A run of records
"""

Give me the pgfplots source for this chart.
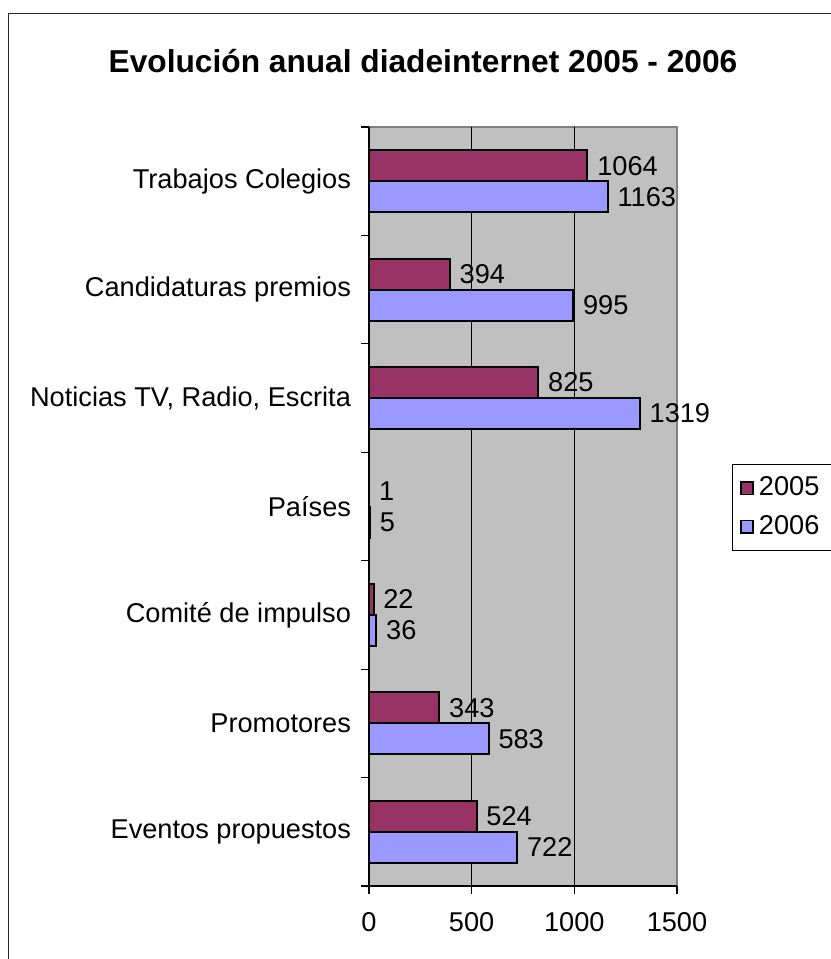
\documentclass[border=0pt]{standalone}
\usepackage{fontspec}
\setmainfont{Liberation Sans}
\usepackage{pgfplots}
\pgfplotsset{compat=1.18}
\definecolor{c2005}{HTML}{993366}
\definecolor{c2006}{HTML}{9999FF}
\definecolor{plotbg}{HTML}{C0C0C0}
\definecolor{plotedge}{HTML}{808080}

\begin{document}
\begin{tikzpicture}
% 1 px of the reference = 0.3788pt
\useasboundingbox (0,0) rectangle (314.78pt,-363.27pt);
\draw[line width=0.4pt, black!85] (3.14pt,-5.04pt) rectangle (340pt,-380pt);

\node[anchor=base, font=\bfseries\fontsize{12}{14}\selectfont, inner sep=0pt]
  at (160.23pt,-27.6pt) {Evolución anual diadeinternet 2005 - 2006};

\begin{axis}[
  at={(139.78pt,-335.62pt)}, anchor=south west,
  scale only axis, width=116.67pt, height=287.51pt,
  xbar, bar width=0.286,
  xmin=0, xmax=1500, ymin=-0.5, ymax=6.5,
  clip=false,
  axis background/.style={fill=plotbg, draw=plotedge, line width=0.4pt},
  axis x line*=bottom, axis y line*=left,
  axis line style={black, line width=0.4pt},
  tick align=outside, major tick length=3pt,
  tick style={black, line width=0.4pt},
  xtick={0,500,1000,1500},
  xticklabel style={yshift=-3.6pt},
  extra x ticks={500,1000}, extra x tick labels={},
  extra x tick style={grid=major, major grid style={black, line width=0.4pt}},
  ytick={-0.5,0.5,...,6.5}, yticklabels={},
  extra y ticks={0,1,2,3,4,5,6},
  extra y tick labels={Eventos propuestos, Promotores, Comité de impulso, Países,
    {Noticias TV, Radio, Escrita}, Candidaturas premios, Trabajos Colegios},
  extra y tick style={tick style={draw=none},
    yticklabel style={font=\fontsize{10.3}{12}\selectfont, xshift=-0.3pt}},
  ticklabel style={font=\fontsize{10.3}{12}\selectfont},
  /pgf/number format/assume math mode=true,
  /pgf/number format/1000 sep={},
  nodes near coords,
  every node near coord/.append style={font=\fontsize{10.3}{12}\selectfont, anchor=west, black},
  legend style={at={(1.1786,0.556)}, anchor=north west, draw=black, line width=0.4pt,
    font=\fontsize{10.3}{12}\selectfont, row sep=2pt, inner xsep=3pt, inner ysep=2.6pt,
    legend cell align=left},
  legend image code/.code={\draw[#1, line width=0.6pt] (0pt,-2.4pt) rectangle (4.4pt,2.4pt);},
]
\addplot[fill=c2005, draw=black, line width=0.75pt, bar shift=0.143] coordinates {
  (524,0) (343,1) (22,2) (1,3) (825,4) (394,5) (1064,6)
};
\addlegendentry{2005}
\addplot[fill=c2006, draw=black, line width=0.75pt, bar shift=-0.143] coordinates {
  (722,0) (583,1) (36,2) (5,3) (1319,4) (995,5) (1163,6)
};
\addlegendentry{2006}
\end{axis}
\end{tikzpicture}
\end{document}
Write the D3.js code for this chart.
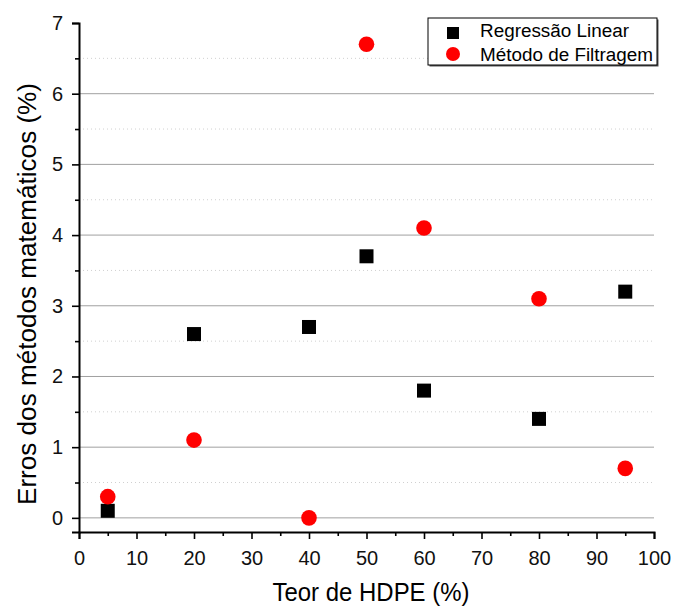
<!DOCTYPE html>
<html>
<head>
<meta charset="utf-8">
<script src="https://cdn.jsdelivr.net/npm/d3@7"></script>
<style>
body { margin: 0; background: #fff; }
svg { font-family: "Liberation Sans", Arial, sans-serif; }
</style>
</head>
<body>
<div id="chart"></div>
<script>
const teor = [5, 20, 40, 50, 60, 80, 95];
const regressao = [0.1, 2.6, 2.7, 3.7, 1.8, 1.4, 3.2];
const filtragem = [0.3, 1.1, 0, 6.7, 4.1, 3.1, 0.7];
const xTicks = [0, 10, 20, 30, 40, 50, 60, 70, 80, 90, 100];
const yTicks = [0, 1, 2, 3, 4, 5, 6, 7];

const width = 675, height = 610;
const m = { left: 79, right: 21, top: 23, bottom: 78 };

const svg = d3.select('#chart').append('svg')
  .attr('width', width)
  .attr('height', height);

const x = d3.scaleLinear().domain([0, 100]).range([m.left, width - m.right]);
const y = d3.scaleLinear().domain([-0.2, 7]).range([height - m.bottom, m.top]);

// grid - minor dotted, major solid
const minorY = d3.range(0.5, 7, 1);
svg.append('g').selectAll('line').data(minorY).join('line')
  .attr('x1', x(0)).attr('x2', x(100))
  .attr('y1', d => y(d)).attr('y2', d => y(d))
  .attr('stroke', '#d0d0d0')
  .attr('stroke-dasharray', '1,3');
svg.append('g').selectAll('line').data(yTicks.slice(0, -1)).join('line')
  .attr('x1', x(0)).attr('x2', x(100))
  .attr('y1', d => y(d)).attr('y2', d => y(d))
  .attr('stroke', '#a0a0a0')
  .attr('stroke-width', 1);

// axes
svg.append('g')
  .attr('transform', `translate(0,${y(-0.2)})`)
  .call(d3.axisBottom(x).tickValues(xTicks).tickSize(7).tickPadding(12));
svg.append('g')
  .attr('transform', `translate(0,${y(-0.2)})`)
  .call(d3.axisBottom(x).tickValues(d3.range(5, 100, 10)).tickSize(4).tickFormat(''))
  .call(g => g.select('.domain').remove());

svg.append('g')
  .attr('transform', `translate(${x(0)},0)`)
  .call(d3.axisLeft(y).tickValues(yTicks).tickSize(7).tickPadding(9));
svg.append('g')
  .attr('transform', `translate(${x(0)},0)`)
  .call(d3.axisLeft(y).tickValues(minorY).tickSize(4).tickFormat(''))
  .call(g => g.select('.domain').remove());

svg.selectAll('.domain').attr('stroke-width', 2).attr('stroke', '#000');
svg.selectAll('.tick line').attr('stroke-width', 1.6).attr('stroke', '#000');
svg.selectAll('.tick text').attr('font-size', 20).attr('fill', '#111')
  .attr('font-family', '"Liberation Sans", Arial, sans-serif');

// titles
svg.append('text')
  .attr('x', 371).attr('y', 601)
  .attr('text-anchor', 'middle')
  .attr('font-size', 26)
  .attr('textLength', 197).attr('lengthAdjust', 'spacingAndGlyphs')
  .text('Teor de HDPE (%)');
svg.append('text')
  .attr('transform', 'translate(36,294) rotate(-90)')
  .attr('text-anchor', 'middle')
  .attr('font-size', 26)
  .attr('textLength', 422).attr('lengthAdjust', 'spacingAndGlyphs')
  .text('Erros dos métodos matemáticos (%)');

// points
const sq = 14;
svg.append('g').selectAll('rect').data(teor).join('rect')
  .attr('x', d => x(d) - sq / 2)
  .attr('y', (d, i) => y(regressao[i]) - sq / 2)
  .attr('width', sq).attr('height', sq)
  .attr('fill', '#000');
svg.append('g').selectAll('circle').data(teor).join('circle')
  .attr('cx', d => x(d))
  .attr('cy', (d, i) => y(filtragem[i]))
  .attr('r', 7.8)
  .attr('fill', '#ff0000');

// legend
const lg = svg.append('g').attr('transform', 'translate(428,18)');
lg.append('rect').attr('x', 1.5).attr('y', 1.5).attr('width', 229).attr('height', 47)
  .attr('fill', '#555');
lg.append('rect').attr('width', 229).attr('height', 47)
  .attr('fill', '#fff').attr('stroke', '#000').attr('stroke-width', 1);
lg.append('rect').attr('x', 19).attr('y', 9).attr('width', 12).attr('height', 12).attr('fill', '#000');
lg.append('circle').attr('cx', 25).attr('cy', 36).attr('r', 7).attr('fill', '#ff0000');
lg.append('text').attr('x', 52).attr('y', 19).attr('font-size', 18)
  .attr('textLength', 149).attr('lengthAdjust', 'spacingAndGlyphs').text('Regressão Linear');
lg.append('text').attr('x', 52).attr('y', 43).attr('font-size', 18)
  .attr('textLength', 173).attr('lengthAdjust', 'spacingAndGlyphs').text('Método de Filtragem');
</script>
</body>
</html>
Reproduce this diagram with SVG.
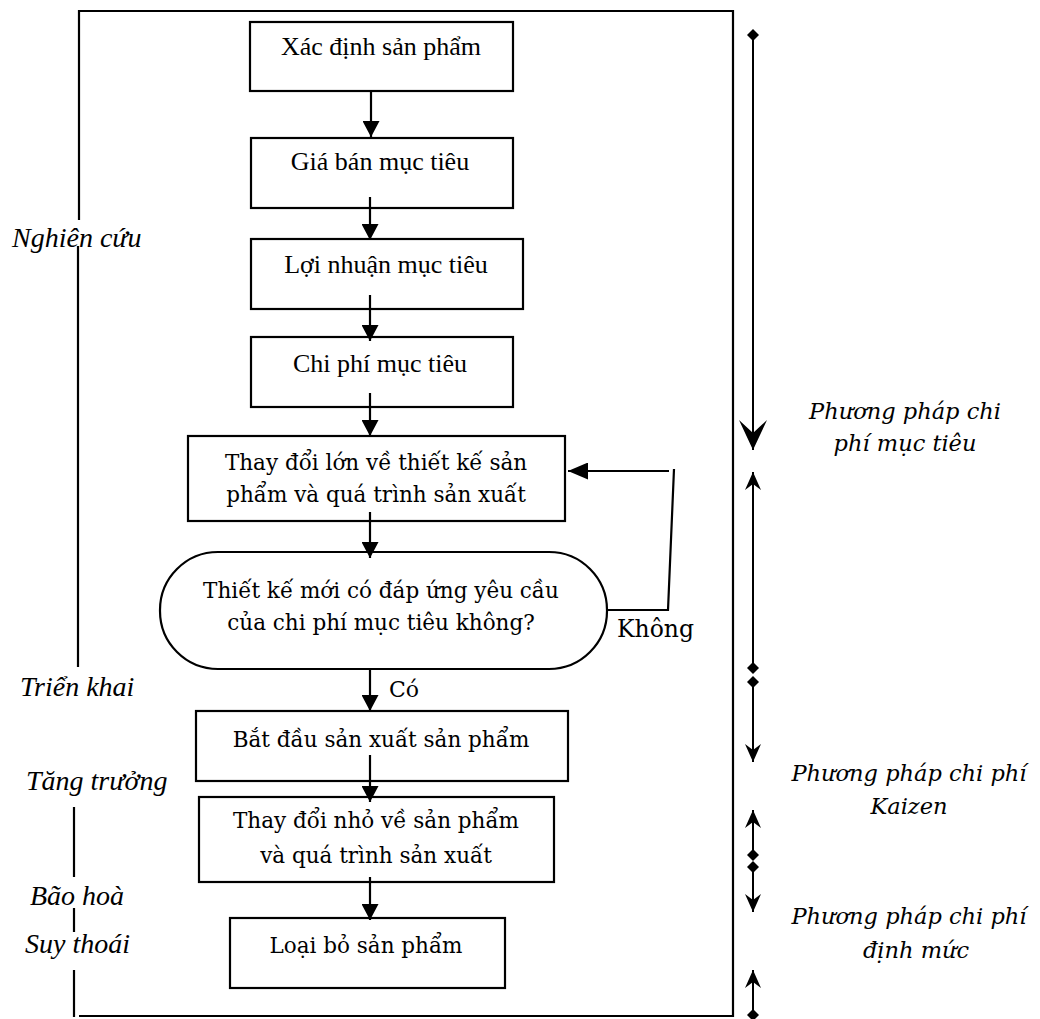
<svg xmlns="http://www.w3.org/2000/svg" width="1040" height="1019" viewBox="0 0 1040 1019">
  <style>
    .box { fill: #ffffff; stroke: #000000; stroke-width: 2.2; }
    .frame { fill: none; stroke: #000000; stroke-width: 2.2; }
    .edge { fill: none; stroke: #000000; stroke-width: 2.2; }
    .span { fill: none; stroke: #000000; stroke-width: 2; }
    .t1 { font-family: "Liberation Serif", "Times New Roman", serif; font-size: 26px; fill: #000; text-anchor: middle; }
    .t2 { font-family: "DejaVu Serif", "Liberation Serif", serif; font-size: 21.5px; fill: #000; text-anchor: middle; }
    .lbl { font-family: "DejaVu Serif", "Liberation Serif", serif; font-size: 22px; fill: #000; }
    .stage { font-family: "Liberation Serif", "Times New Roman", serif; font-style: italic; font-size: 28px; fill: #000; }
    .method { font-family: "DejaVu Serif", "Liberation Serif", serif; font-style: italic; font-size: 22.5px; fill: #000; text-anchor: middle; }
  </style>
  <defs>
    <marker id="ah" viewBox="0 0 16 17" refX="16" refY="8.5" markerWidth="16" markerHeight="17" markerUnits="userSpaceOnUse" orient="auto">
      <path d="M0,0 L16,8.5 L0,17 z" fill="#000"/>
    </marker>
    <marker id="ahLoop" viewBox="0 0 20 17" refX="20" refY="8.5" markerWidth="20" markerHeight="17" markerUnits="userSpaceOnUse" orient="auto">
      <path d="M0,0 L20,8.5 L0,17 z" fill="#000"/>
    </marker>
    <marker id="bigHead" viewBox="0 0 30 28" refX="30" refY="14" markerWidth="30" markerHeight="28" markerUnits="userSpaceOnUse" orient="auto">
      <path d="M0,0 L30,14 L0,28 L13,14 z" fill="#000"/>
    </marker>
    <marker id="smallHead" viewBox="0 0 18 16" refX="18" refY="8" markerWidth="18" markerHeight="16" markerUnits="userSpaceOnUse" orient="auto">
      <path d="M0,0 L18,8 L0,16 L6,8 z" fill="#000"/>
    </marker>
    <marker id="dia" viewBox="0 0 12 12" refX="6" refY="6" markerWidth="12" markerHeight="12" markerUnits="userSpaceOnUse" orient="auto">
      <path d="M0,6 L6,0 L12,6 L6,12 z" fill="#000"/>
    </marker>
  </defs>

  <!-- enclosing frame with stage labels on the left -->
  <g id="frame">
    <path class="frame" d="M79,220 V11 H733 V1016 H79"/>
    <line class="frame" x1="78" y1="246" x2="78" y2="667"/>
    <line class="frame" x1="74" y1="807" x2="74" y2="877"/>
    <line class="frame" x1="74" y1="908" x2="74" y2="932"/>
    <line class="frame" x1="74" y1="970" x2="74" y2="1017"/>
  </g>

  <g id="stages">
    <text class="stage" x="12" y="247">Nghiên cứu</text>
    <text class="stage" x="20" y="696">Triển khai</text>
    <text class="stage" x="26" y="790">Tăng trưởng</text>
    <text class="stage" x="30" y="905">Bão hoà</text>
    <text class="stage" x="25" y="953">Suy thoái</text>
  </g>

  <!-- process nodes -->
  <g id="n1">
    <rect class="box" x="250" y="22" width="263" height="69"/>
    <text class="t1" x="381" y="55">Xác định sản phẩm</text>
  </g>
  <g id="n2">
    <rect class="box" x="251" y="138" width="262" height="70"/>
    <text class="t1" x="380" y="170">Giá bán mục tiêu</text>
  </g>
  <g id="n3">
    <rect class="box" x="251" y="239" width="272" height="70"/>
    <text class="t1" x="386" y="273">Lợi nhuận mục tiêu</text>
  </g>
  <g id="n4">
    <rect class="box" x="251" y="337" width="262" height="70"/>
    <text class="t1" x="380" y="372">Chi phí mục tiêu</text>
  </g>
  <g id="n5">
    <rect class="box" x="188" y="436" width="377" height="85"/>
    <text class="t2" x="376" y="470">Thay đổi lớn về thiết kế sản</text>
    <text class="t2" x="376" y="502">phẩm và quá trình sản xuất</text>
  </g>
  <g id="n6">
    <rect class="box" x="160" y="552" width="447" height="117" rx="58" ry="58"/>
    <text class="t2" x="381" y="598">Thiết kế mới có đáp ứng yêu cầu</text>
    <text class="t2" x="381" y="630">của chi phí mục tiêu không?</text>
  </g>
  <g id="n7">
    <rect class="box" x="196" y="711" width="372" height="70"/>
    <text class="t2" x="381" y="747">Bắt đầu sản xuất sản phẩm</text>
  </g>
  <g id="n8">
    <rect class="box" x="199" y="797" width="355" height="85"/>
    <text class="t2" x="376" y="828">Thay đổi nhỏ về sản phẩm</text>
    <text class="t2" x="376" y="863">và quá trình sản xuất</text>
  </g>
  <g id="n9">
    <rect class="box" x="230" y="918" width="275" height="70"/>
    <text class="t2" x="366" y="953">Loại bỏ sản phẩm</text>
  </g>

  <!-- connectors -->
  <g id="connectors">
    <line class="edge" x1="371" y1="91" x2="371" y2="137" marker-end="url(#ah)"/>
    <line class="edge" x1="370" y1="197" x2="370" y2="240" marker-end="url(#ah)"/>
    <line class="edge" x1="370" y1="295" x2="370" y2="341" marker-end="url(#ah)"/>
    <line class="edge" x1="370" y1="393" x2="370" y2="436" marker-end="url(#ah)"/>
    <line class="edge" x1="370" y1="512" x2="370" y2="558" marker-end="url(#ah)"/>
    <line class="edge" x1="370" y1="669" x2="370" y2="711" marker-end="url(#ah)"/>
    <line class="edge" x1="370" y1="755" x2="370" y2="802" marker-end="url(#ah)"/>
    <line class="edge" x1="370" y1="877" x2="370" y2="920" marker-end="url(#ah)"/>
    <!-- "Không" loop back to the redesign step -->
    <path class="edge" d="M607,610 H668 L674,469"/>
    <line class="edge" x1="669" y1="471" x2="568" y2="471" marker-end="url(#ahLoop)"/>
    <text class="lbl" x="617" y="637" style="font-size:23.5px">Không</text>
    <text class="lbl" x="389" y="697">Có</text>
  </g>

  <!-- cost-method spans on the right -->
  <g id="spans">
    <line class="span" x1="753" y1="35" x2="753" y2="450" marker-start="url(#dia)" marker-end="url(#bigHead)"/>
    <line class="span" x1="753" y1="668" x2="753" y2="472" marker-start="url(#dia)" marker-end="url(#smallHead)"/>
    <line class="span" x1="753" y1="682" x2="753" y2="762" marker-start="url(#dia)" marker-end="url(#smallHead)"/>
    <line class="span" x1="753" y1="855" x2="753" y2="810" marker-start="url(#dia)" marker-end="url(#smallHead)"/>
    <line class="span" x1="753" y1="867" x2="753" y2="912" marker-start="url(#dia)" marker-end="url(#smallHead)"/>
    <line class="span" x1="753" y1="1015" x2="753" y2="970" marker-start="url(#dia)" marker-end="url(#smallHead)"/>
  </g>

  <g id="methods">
    <text class="method" x="905" y="419">Phương pháp chi</text>
    <text class="method" x="905" y="451">phí mục tiêu</text>
    <text class="method" x="909" y="781">Phương pháp chi phí</text>
    <text class="method" x="909" y="814">Kaizen</text>
    <text class="method" x="909" y="924">Phương pháp chi phí</text>
    <text class="method" x="916" y="958">định mức</text>
  </g>
</svg>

"""

◆ The exercise ◆
Leave out any pictures, please, and quote only the lines from the top of the data through the line that contains "(3.14pt,-5.04pt) rectangle (340pt,-380pt);".

◆ Output below ◆
Give me the pgfplots source for this chart.
\documentclass[border=0pt]{standalone}
\usepackage{fontspec}
\setmainfont{Liberation Sans}
\usepackage{pgfplots}
\pgfplotsset{compat=1.18}
\definecolor{c2005}{HTML}{993366}
\definecolor{c2006}{HTML}{9999FF}
\definecolor{plotbg}{HTML}{C0C0C0}
\definecolor{plotedge}{HTML}{808080}

\begin{document}
\begin{tikzpicture}
% 1 px of the reference = 0.3788pt
\useasboundingbox (0,0) rectangle (314.78pt,-363.27pt);
\draw[line width=0.4pt, black!85] (3.14pt,-5.04pt) rectangle (340pt,-380pt);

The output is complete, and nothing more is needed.